▶ Short task
Find the word "with" in the material below and gather every line that contains it.

▶ Working data
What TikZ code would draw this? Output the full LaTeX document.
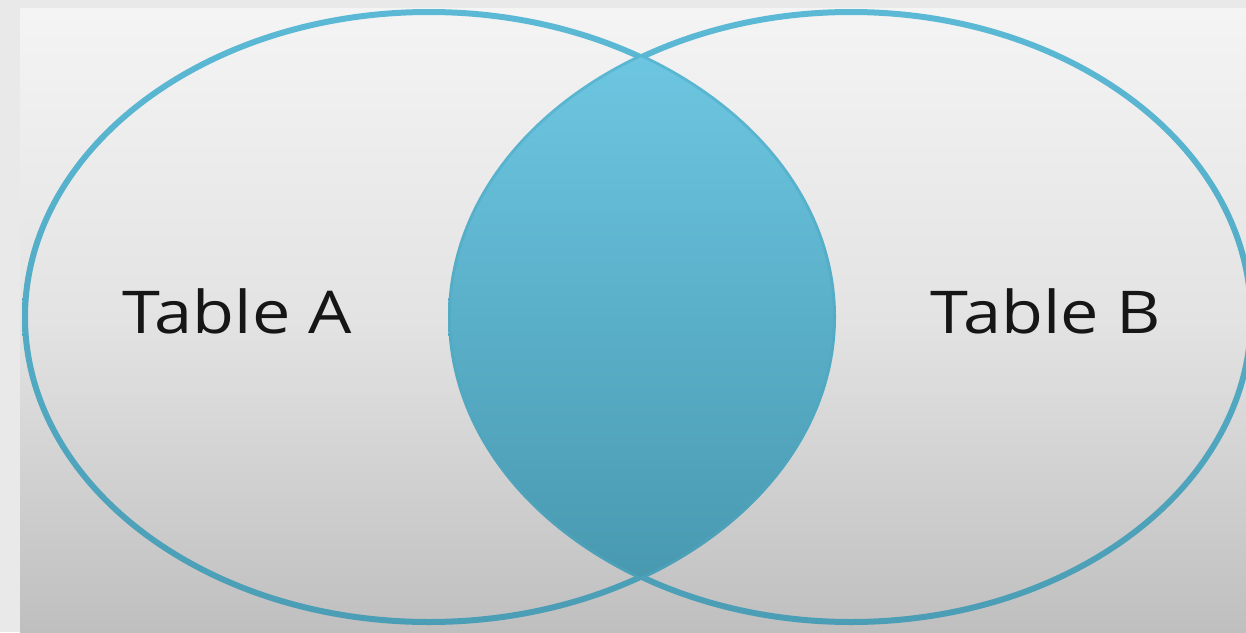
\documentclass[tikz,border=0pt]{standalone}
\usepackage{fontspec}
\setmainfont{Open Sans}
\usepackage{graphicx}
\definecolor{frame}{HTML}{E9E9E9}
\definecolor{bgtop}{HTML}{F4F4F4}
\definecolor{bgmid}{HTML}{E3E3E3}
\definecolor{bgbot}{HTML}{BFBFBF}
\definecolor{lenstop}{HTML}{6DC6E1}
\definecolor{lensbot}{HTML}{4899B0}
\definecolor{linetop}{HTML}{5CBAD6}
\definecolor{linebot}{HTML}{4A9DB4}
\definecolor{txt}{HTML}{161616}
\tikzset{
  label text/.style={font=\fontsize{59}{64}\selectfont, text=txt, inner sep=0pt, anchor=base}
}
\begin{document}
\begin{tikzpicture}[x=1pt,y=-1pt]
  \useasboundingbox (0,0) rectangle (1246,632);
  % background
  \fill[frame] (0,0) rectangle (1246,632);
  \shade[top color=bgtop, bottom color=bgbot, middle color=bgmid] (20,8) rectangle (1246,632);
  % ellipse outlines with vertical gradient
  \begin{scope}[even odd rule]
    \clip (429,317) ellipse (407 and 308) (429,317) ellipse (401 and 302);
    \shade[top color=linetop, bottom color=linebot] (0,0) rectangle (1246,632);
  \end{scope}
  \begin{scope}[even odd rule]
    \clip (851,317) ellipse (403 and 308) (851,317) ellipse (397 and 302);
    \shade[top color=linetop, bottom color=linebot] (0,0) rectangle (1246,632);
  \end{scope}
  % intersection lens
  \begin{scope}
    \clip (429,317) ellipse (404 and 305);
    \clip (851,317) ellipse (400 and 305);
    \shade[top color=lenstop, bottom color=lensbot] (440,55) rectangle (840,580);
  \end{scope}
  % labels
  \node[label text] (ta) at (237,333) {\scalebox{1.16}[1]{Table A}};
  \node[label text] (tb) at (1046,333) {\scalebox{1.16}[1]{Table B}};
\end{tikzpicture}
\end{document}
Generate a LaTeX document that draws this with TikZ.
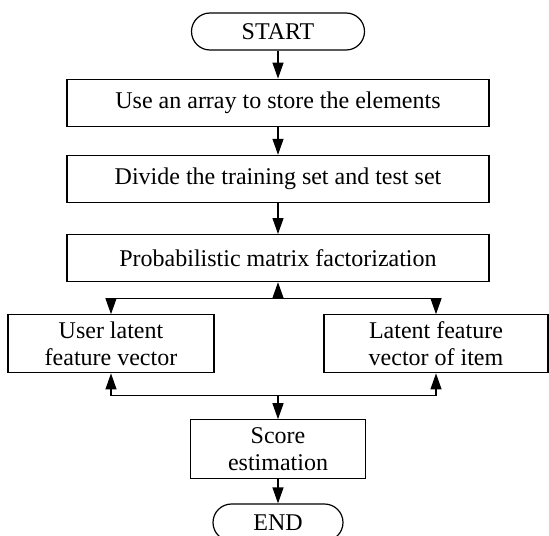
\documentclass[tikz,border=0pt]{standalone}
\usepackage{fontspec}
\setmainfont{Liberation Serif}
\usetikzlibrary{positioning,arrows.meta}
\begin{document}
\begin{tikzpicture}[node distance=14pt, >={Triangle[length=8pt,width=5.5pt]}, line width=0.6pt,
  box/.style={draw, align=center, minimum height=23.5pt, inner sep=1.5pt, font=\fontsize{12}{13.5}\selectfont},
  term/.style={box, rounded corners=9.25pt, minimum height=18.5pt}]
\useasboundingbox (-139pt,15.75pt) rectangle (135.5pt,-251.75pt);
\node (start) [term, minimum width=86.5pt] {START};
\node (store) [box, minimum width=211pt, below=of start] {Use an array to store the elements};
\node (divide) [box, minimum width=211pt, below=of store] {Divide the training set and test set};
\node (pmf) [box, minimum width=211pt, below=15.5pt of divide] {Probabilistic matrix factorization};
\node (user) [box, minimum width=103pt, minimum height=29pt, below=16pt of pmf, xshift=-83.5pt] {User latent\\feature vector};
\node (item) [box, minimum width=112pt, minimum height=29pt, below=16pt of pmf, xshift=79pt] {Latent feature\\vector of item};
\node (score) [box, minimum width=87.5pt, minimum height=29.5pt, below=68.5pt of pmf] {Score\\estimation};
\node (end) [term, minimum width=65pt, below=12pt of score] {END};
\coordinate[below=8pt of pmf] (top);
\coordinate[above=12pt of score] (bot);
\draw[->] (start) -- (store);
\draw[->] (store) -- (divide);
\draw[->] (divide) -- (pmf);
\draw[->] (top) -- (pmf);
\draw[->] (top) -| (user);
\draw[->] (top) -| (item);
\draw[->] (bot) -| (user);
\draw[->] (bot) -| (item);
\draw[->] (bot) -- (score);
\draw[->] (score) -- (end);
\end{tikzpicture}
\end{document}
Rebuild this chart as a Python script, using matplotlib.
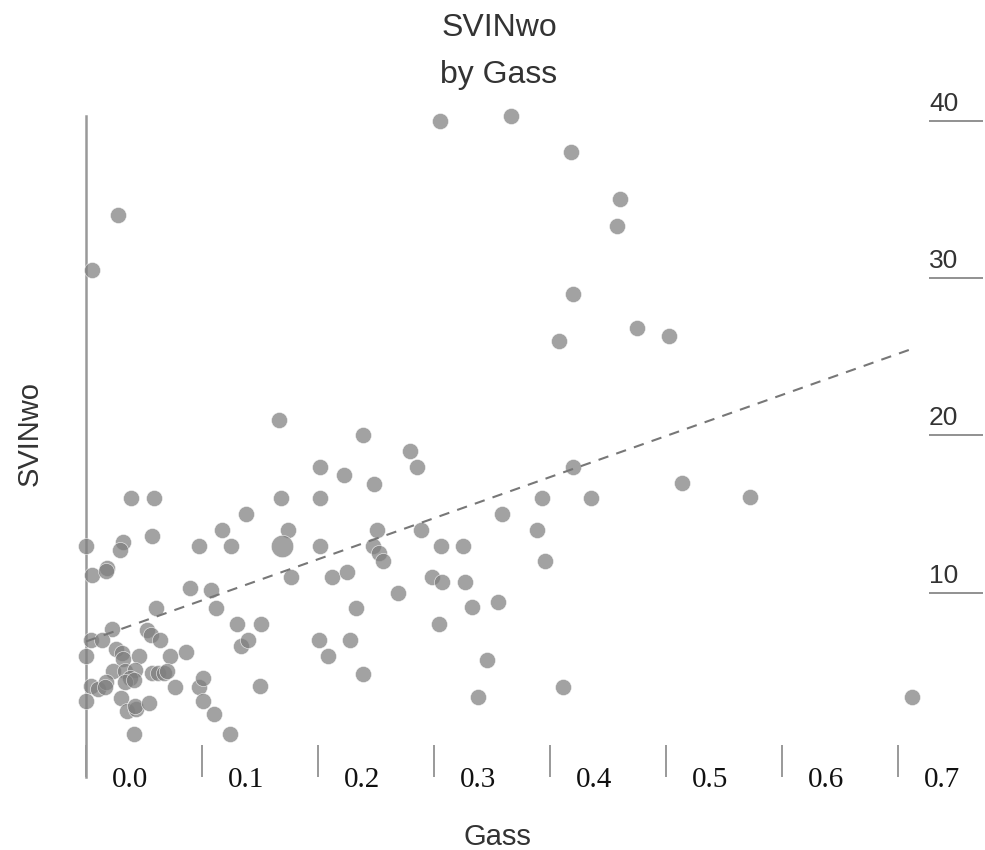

▶ Reply
  % ellipse outlines with vertical gradient
Generate a LaTeX document that draws this with TikZ.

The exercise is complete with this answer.